Much like the mobile phone, SmartPA was laughed out of court by investors who didn’t buy into our vision. It was a space that was continuously ignored, with a whole gap of learning, development and technology which SmartPA has now plugged. It’s great for us to now witness our vision come to fruition.

Businesses of all sizes, from one-man bands to large global corporations, are tapping into our sharing economy and our full spectrum of administrative and business support services alongside some of our more specialist offerings, such as translation, book-keeping, marketing and social media management, with packages starting from as little as £500 a month for full-time support.

Issues relating to women in the workplace, including equal pay and representation, have been in the spotlight recently. With more than 90 per cent of your talent pool female, how important are these issues to you?

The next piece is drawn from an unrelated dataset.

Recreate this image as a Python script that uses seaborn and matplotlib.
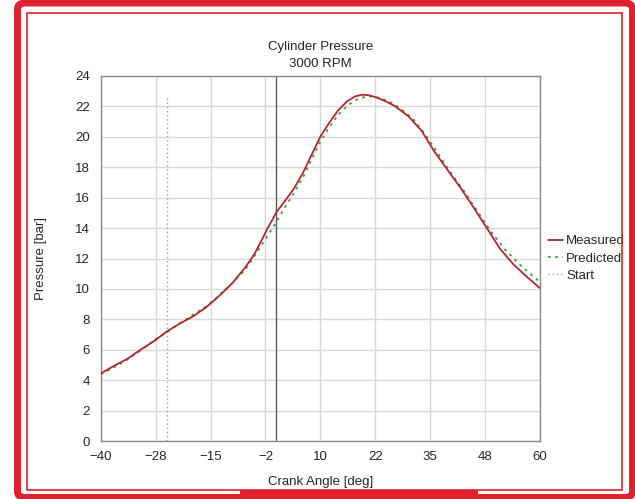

We care passionately about getting women back to work and fighting for equal pay. We see how unfairly women are treated when re-entering the marketplace after a period of absence, and how their advancement is sadly still restricted in certain industries and organisations. Women struggle more than men to get back to their pre-break level and have to fight so much harder for something that is simply right and fair.

This year we’re providing nearly £2 million-worth of free training to women in less fortunate places across the world. By the end of 2018, we will have helped support more than 500 women worldwide back to work, around 80 per cent of whom will be earning more money than when they were working full-time and commuting into cities. As the sharing economy continues to grow, this number will turn into thousands. We’re really proud of that.